The accuracy and reliability of expert opinions is, however, compromised by a long list of cognitive frailties1. Estimates are influenced by experts' values, mood, whether they stand to gain or lose from a decision2, and by the context in which their opinions are sought. Experts are typically unaware of these subjective influences. They are often highly credible, yet they vastly overestimate their own objectivity and the reliability of their peers3.

Happily, a large and growing body of literature describes methods for engaging with experts that enhance the accuracy and calibration of their judgements4, 5. Unhappily, these methods are rarely used to support public policy decisions. All the methods strive to alleviate the effects of psychological and motivational bias; all structure the acquisition of estimates and associated uncertainties; and all recommend combining independent opinions. None relies on the opinion of the best-regarded expert or uses unstructured group consensus.

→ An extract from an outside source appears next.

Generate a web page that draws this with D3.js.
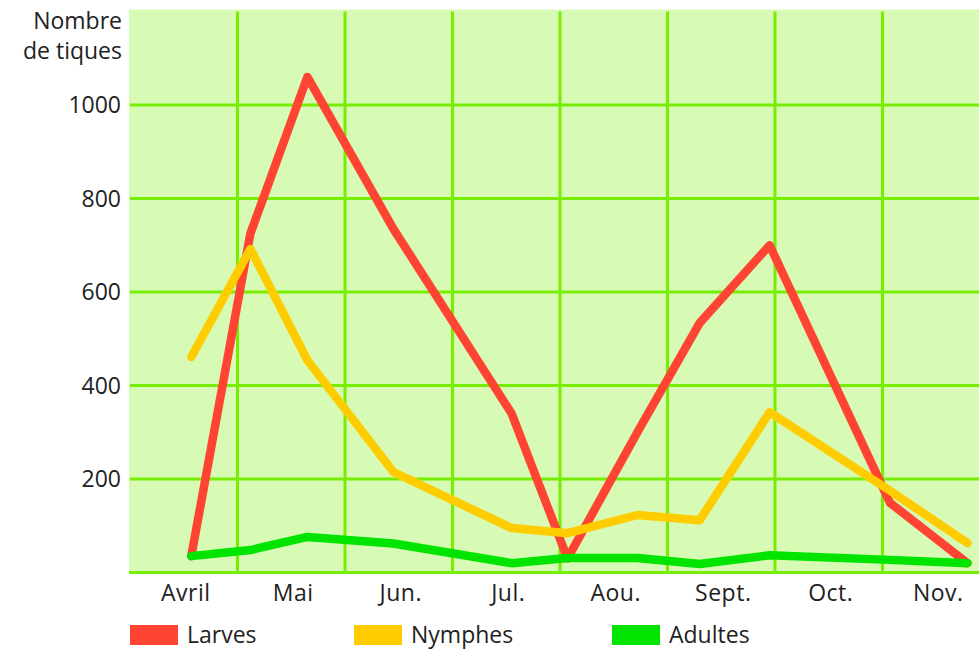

The cost of ignoring these techniques — of using experts inexpertly — is less-accurate information, and thus more frequent and more serious policy failures.

Knowns and unknowns

For an important subset of questions, expert technical judgements about facts plays a part in policy and decision-making. (We appreciate that political context may determine what comprises relevant, convincing evidence, and that that evidence rarely leads directly to policy and action because decision-makers must balance a range of political, social, economic, practical and scientific issues.)

Policymakers use expert evidence as though it were data. So they should treat expert estimates with the same critical rigour that must be applied to data. Experts must be tested, their bias minimized, their accuracy improved, and their estimates validated with independent evidence (see ‘Eight ways to improve expert advice’). That is, experts should be held accountable for their opinions.

Eight ways to improve expert advice

Use groups. Their estimates consistently outperform those of individuals'.

Choose members carefully. Expertise declines dramatically outside an individual's specialization or experience.

Don't be starstruck. Age, number of publications, technical qualifications, years of experience, memberships of learned societies and apparent impartiality do not explain an expert's ability to estimate unknown quantities or predict events. This finding applies in studies from nuclear-safety systems and geopolitics to ecology.

Avoid homogeneity. Diverse groups tend to generate more-accurate judgements.

Don't be bullied. People who are less self-assured and assertive, and who integrate information from diverse sources tend to make better judgements.

Weight opinions. Calibrate experts' performance with test questions. This improves risk estimates in many domains, including earthquakes and nuclear-safety systems.

Train experts. Training can improve experts' abilities to estimate probabilities of events, quantities or model parameters.

Give feedback. Chess players, weather forecasters, sports people, gamblers, intensive-care physicians and physicists solving textbook problems generally make accurate judgements, probably as a result of rapid feedback from mistakes that are visible and personal. Experts deserve the same — give them immediate and unambiguous feedback.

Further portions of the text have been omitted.